Stop attacking me with reasonable advice
Her: I chose you for your brains
Me: aww
Her: in case I ever become a zombie
We told Grandpa that we were worried about him being quarantined alone with his bad hip and failing eyesight, but he told us not to worry because he’d gotten himself a dog.
Lifehack: Save your gently used pistachio shells to throw at weddings in lieu of expensive rice!
Kids don’t like it when you laugh at them after they step on their toys. Taking a video of it doesn’t help either.
Ex is bringing my kids back home. Time to strategically place the panties I bought from Victoria’s secret around the house
In my day, we didn’t have quiet quitting.
The 5:00 whistle would blare, you’d yell “Yabba dabba doo!” as loud as you could, then slide down the back of a dinosaur.
[first day birdwatching]
is that a penguin? *moments later* is that a penguin?
Because of Gwen Stefani I can spell bananas so I wish she’d write a song where she spells restaurant.
[cruise]
Me: boats freak me out
Wife: listen to some music
M: how
W: there’s a band on ship
M: a what
W: a band on ship
M: *jumps overboard*
So grateful for pillows. My head works hard, it deserves its own widdle bed.

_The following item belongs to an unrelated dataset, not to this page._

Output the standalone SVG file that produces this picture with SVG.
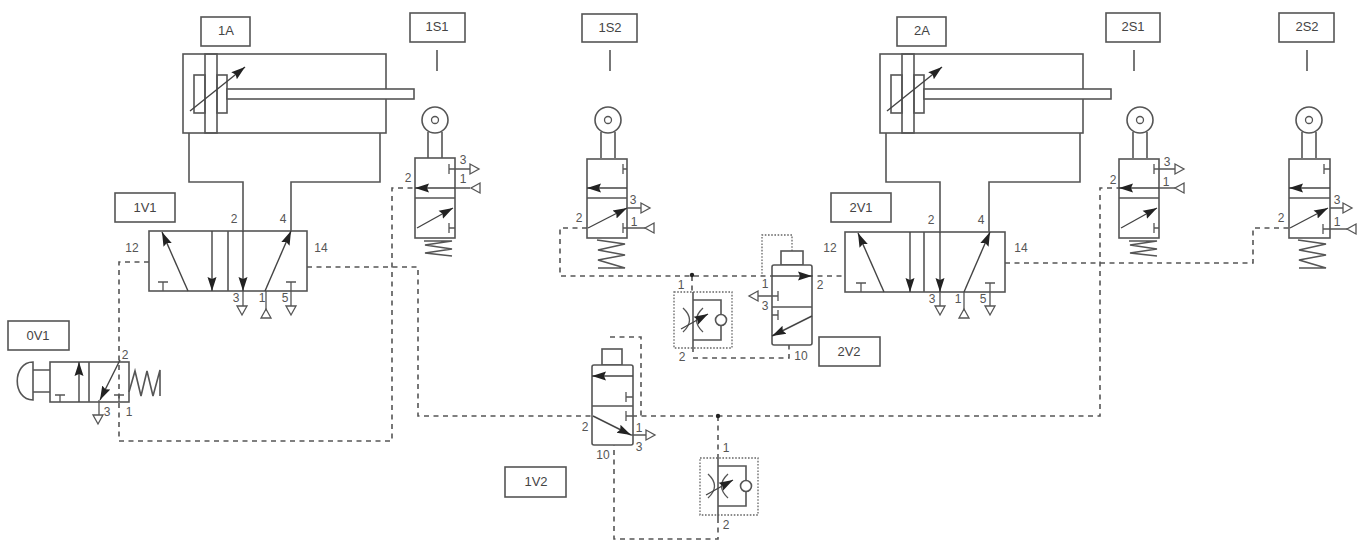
<svg xmlns="http://www.w3.org/2000/svg" xmlns:xlink="http://www.w3.org/1999/xlink" width="1361" height="541" viewBox="0 0 1361 541">
<style>
.s{fill:none;stroke:#555;stroke-width:1.6}
.b{fill:#fff;stroke:#555;stroke-width:1.6}
.t{fill:none;stroke:#555;stroke-width:1.3}
.d{fill:none;stroke:#555;stroke-width:1.6;stroke-dasharray:5 4.5}
.o{fill:none;stroke:#666;stroke-width:1.3;stroke-dasharray:1.6 1.6}
.a{fill:none;stroke:#444;stroke-width:1.4;marker-end:url(#h)}
.l{font:13px "Liberation Sans",Arial,sans-serif;fill:#444;text-anchor:middle}
.n{font:12px "Liberation Sans",Arial,sans-serif;fill:#555;text-anchor:middle}
</style>
<defs>
<marker id="h" markerUnits="userSpaceOnUse" markerWidth="16" markerHeight="12" refX="14" refY="6" orient="auto"><path d="M0 1.5L14 6L0 10.5L2 6z" fill="#222"/></marker>
<path id="td" class="t" d="M-5 0H5L0 9z"/>
<path id="tu" class="t" d="M-5 9H5L0 0z"/>
<path id="tr" class="t" d="M0 -5V5L9 0z"/>
<path id="tl" class="t" d="M9 -5V5L0 0z"/>
<g id="cyl"><rect class="s" x="0" y="0" width="203" height="79"/><rect class="s" x="22" y="0" width="12" height="79"/><rect class="s" x="11" y="21" width="11" height="38"/><rect class="s" x="34" y="21" width="10" height="38"/><rect class="b" x="44" y="35" width="187" height="10"/><path class="a" d="M7 57L62 13"/></g>
<g id="rol"><circle class="s" cx="0" cy="0" r="13"/><circle class="t" cx="0" cy="0" r="3.5"/><path class="s" d="M-7 12V38M7 12V38"/></g>
<g id="fc"><path class="s" d="M0 -10V50M0 -2H28V12M28 24V38H0"/><circle class="s" cx="28" cy="18" r="5.5"/><path class="t" d="M-10 6Q3 18 -10 30M10 6Q-3 18 10 30"/><path class="a" d="M-12 27L15 12"/></g>
</defs>
<g id="connectors">
<path class="s" d="M189 133V182H243V231M380 133V182H291V231"/>
<path class="s" d="M886 133V182H940V232M1080 133V182H989V232"/>
<path class="d" d="M149 262H119V441H392V188H415"/>
<path class="d" d="M307 267H418V416H592M632 416H1100V188H1119"/>
<path class="d" d="M587 228H560V276H845"/>
<path class="d" d="M1005 263H1253V228H1289"/>
<path class="d" d="M610 337H641V416"/>
<path class="d" d="M718 416V458M718 518V539H614V445"/>
<path class="d" d="M692 276V292M693 358H789V345"/>
<path class="o" d="M792 251V235H762V276"/>
<circle cx="692" cy="275" r="2.2" fill="#222"/>
<circle cx="718" cy="416" r="2.2" fill="#222"/>
</g>
<g id="n1A"><rect class="s" x="201" y="17" width="49" height="29"/><text class="l" x="226" y="35">1A</text><use href="#cyl" x="183" y="54"/></g>
<g id="n2A"><rect class="s" x="897" y="17" width="49" height="29"/><text class="l" x="922" y="35">2A</text><use href="#cyl" x="880" y="54"/></g>
<g id="n1V1"><rect class="s" x="115" y="193" width="60" height="29"/><text class="l" x="145" y="212">1V1</text>
<rect class="s" x="149" y="231" width="158" height="60"/><path class="s" d="M228 231V291"/>
<path class="a" d="M188 291L162 232"/><path class="a" d="M212 231V291"/><path class="a" d="M243 231V291"/><path class="a" d="M265 291L291 231"/>
<path class="t" d="M158 282H168M163 282V291M286 282H296M291 282V306M243 291V306M266 291V311"/>
<use href="#td" x="242" y="306"/><use href="#tu" x="266" y="309"/><use href="#td" x="291" y="306"/>
<text class="n" x="132" y="252">12</text><text class="n" x="321" y="252">14</text><text class="n" x="234" y="223">2</text><text class="n" x="283" y="223">4</text><text class="n" x="236" y="302">3</text><text class="n" x="262" y="302">1</text><text class="n" x="285" y="302">5</text></g>
<g id="n2V1"><rect class="s" x="831" y="193" width="60" height="29"/><text class="l" x="861" y="212">2V1</text>
<rect class="s" x="845" y="232" width="160" height="60"/><path class="s" d="M924 232V292"/>
<path class="a" d="M884 292L858 233"/><path class="a" d="M910 232V292"/><path class="a" d="M940 232V292"/><path class="a" d="M964 292L990 232"/>
<path class="t" d="M856 283H866M861 283V292M985 283H995M990 283V306M940 292V306M964 292V311"/>
<use href="#td" x="940" y="306"/><use href="#tu" x="964" y="309"/><use href="#td" x="990" y="306"/>
<text class="n" x="830" y="252">12</text><text class="n" x="1021" y="252">14</text><text class="n" x="931" y="224">2</text><text class="n" x="981" y="224">4</text><text class="n" x="932" y="303">3</text><text class="n" x="958" y="303">1</text><text class="n" x="983" y="303">5</text></g>
<g id="n0V1"><rect class="s" x="8" y="321" width="61" height="29"/><text class="l" x="38" y="340">0V1</text>
<rect class="s" x="50" y="362" width="79" height="40"/><path class="s" d="M89 362V402"/>
<path class="s" d="M33 362C12 362 12 400 33 400ZM33 370H50M33 392H50"/>
<path class="a" d="M79 402V362"/><path class="a" d="M120 360L100 400"/>
<path class="t" d="M55 395H65M60 395V402M114 395H124M119 395V402M99 400V415"/><use href="#td" x="98" y="415"/>
<path class="s" d="M129 392L135 371L141 396L147 371L153 396L160 370V396"/>
<text class="n" x="125" y="359">2</text><text class="n" x="107" y="416">3</text><text class="n" x="129" y="416">1</text></g>
<g id="n1S1"><rect class="s" x="410" y="13" width="55" height="29"/><text class="l" x="437" y="31">1S1</text><path class="s" d="M437 50V71"/>
<use href="#rol" x="435" y="120"/><rect class="s" x="415" y="158" width="40" height="80"/><path class="s" d="M415 198H455"/>
<path class="a" d="M455 188H415"/><path class="a" d="M417 228L453 208"/>
<path class="t" d="M449 164V174M449 169H470M449 223V233M449 228H455M455 188H470"/><use href="#tr" x="470" y="169"/><use href="#tl" x="471" y="188"/>
<path class="s" d="M424 241H452L425 245L452 249L425 253L452 256"/>
<text class="n" x="463" y="164">3</text><text class="n" x="463" y="183">1</text><text class="n" x="408" y="182">2</text></g>
<g id="n1S2"><rect class="s" x="582" y="14" width="55" height="28"/><text class="l" x="610" y="32">1S2</text><path class="s" d="M610 50V71"/>
<use href="#rol" x="608" y="120"/><rect class="s" x="587" y="159" width="40" height="79"/><path class="s" d="M587 198H627"/>
<path class="a" d="M627 188H587"/><path class="a" d="M588 228L627 208"/>
<path class="t" d="M623 164V174M623 169H627M623 223V233M623 228H645M627 208H641"/><use href="#tr" x="641" y="208"/><use href="#tl" x="645" y="228"/>
<path class="s" d="M597 240L625 244L598 250L625 255L598 260L625 268H598"/>
<text class="n" x="633" y="204">3</text><text class="n" x="634" y="226">1</text><text class="n" x="579" y="222">2</text></g>
<g id="n2S1"><rect class="s" x="1106" y="13" width="54" height="29"/><text class="l" x="1133" y="31">2S1</text><path class="s" d="M1134 50V71"/>
<use href="#rol" x="1140" y="120"/><rect class="s" x="1119" y="159" width="40" height="79"/><path class="s" d="M1119 198H1159"/>
<path class="a" d="M1159 188H1119"/><path class="a" d="M1121 228L1157 208"/>
<path class="t" d="M1154 164V174M1154 169H1175M1154 223V233M1154 228H1159M1159 188H1175"/><use href="#tr" x="1175" y="169"/><use href="#tl" x="1175" y="188"/>
<path class="s" d="M1129 241H1157L1130 245L1157 249L1130 253L1157 256"/>
<text class="n" x="1167" y="166">3</text><text class="n" x="1166" y="186">1</text><text class="n" x="1113" y="184">2</text></g>
<g id="n2S2"><rect class="s" x="1279" y="13" width="55" height="29"/><text class="l" x="1307" y="31">2S2</text><path class="s" d="M1307 50V71"/>
<use href="#rol" x="1309" y="120"/><rect class="s" x="1289" y="159" width="41" height="79"/><path class="s" d="M1289 198H1330"/>
<path class="a" d="M1330 188H1289"/><path class="a" d="M1290 228L1328 208"/>
<path class="t" d="M1324 164V174M1324 169H1330M1323 224V234M1323 229H1347M1330 208H1343"/><use href="#tr" x="1343" y="208"/><use href="#tl" x="1347" y="229"/>
<path class="s" d="M1298 240L1326 244L1299 250L1326 255L1299 260L1326 268H1299"/>
<text class="n" x="1337" y="204">3</text><text class="n" x="1337" y="226">1</text><text class="n" x="1281" y="222">2</text></g>
<g id="n1V2"><rect class="s" x="505" y="467" width="61" height="30"/><text class="l" x="536" y="486">1V2</text>
<rect class="s" x="602" y="349" width="20" height="16"/><rect class="b" x="592" y="365" width="41" height="80" rx="2"/><path class="s" d="M592 406H633"/>
<path class="a" d="M633 376H592"/><path class="a" d="M593 416L631 435"/>
<path class="t" d="M626 392V402M626 397H633M626 411V421M626 416H633M631 435H646"/><use href="#tr" x="646" y="435"/>
<text class="n" x="585" y="431">2</text><text class="n" x="639" y="432">1</text><text class="n" x="639" y="451">3</text><text class="n" x="603" y="459">10</text></g>
<g id="n2V2"><rect class="s" x="819" y="337" width="61" height="29"/><text class="l" x="849" y="356">2V2</text>
<rect class="s" x="781" y="251" width="22" height="14"/><rect class="b" x="772" y="265" width="40" height="80" rx="2"/><path class="s" d="M772 307H812"/>
<path class="a" d="M772 276H812"/><path class="a" d="M812 316L772 336"/>
<path class="t" d="M778 291V301M758 296H778M778 310V320M772 315H778"/><use href="#tl" x="749" y="296"/>
<text class="n" x="765" y="288">1</text><text class="n" x="765" y="310">3</text><text class="n" x="820" y="289">2</text><text class="n" x="801" y="360">10</text></g>
<g id="fc1"><rect class="o" x="674" y="292" width="58" height="56"/><use href="#fc" x="693" y="302"/><text class="n" x="681" y="289">1</text><text class="n" x="682" y="361">2</text></g>
<g id="fc2"><rect class="o" x="700" y="458" width="58" height="57"/><use href="#fc" x="718" y="468"/><text class="n" x="726" y="452">1</text><text class="n" x="726" y="529">2</text></g>
</svg>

Me: It’s cold out there today!
12: How cold?
Me: ICE COLD!
Alright, alright, alright, alright, alright
Alright, alright, alright, alright, alright
Alright, alright, alright, alright12: *sighs*
When somebody unfollows me, I want to go on a shopping spree and walk into their house while holding bags and say, “Big mistake. Big. Huge!”
“You can’t stand there.”
“Not there, either.”
“Nope that spot’s taken, too.”-Ground hogs
I’m just a girl, standing in front of a wood chipper, rented under a fake name
mother in law: [eyes turn black and pukes all over me] I’ll eat your soul
wife: oh my god she’s possessed
me: you sure? I mean you know her better but
My son walked into the kitchen and said I bet you don’t know what 47 divided by by 4 is and when I told him 11 remainder 3 he said thanks and walked back to the room he was doing his homework in. It was a smooth transition. But now I understand the play and it won’t happen again.
At this point in my life, the little angel on my shoulder just says “Oh this is gonna be good…” and starts munching popcorn.
This green smoothie tastes like God wants me to be fat.
Excited for Game of Thrones tonight because it’ll be nice to see civilized political discourse for a change.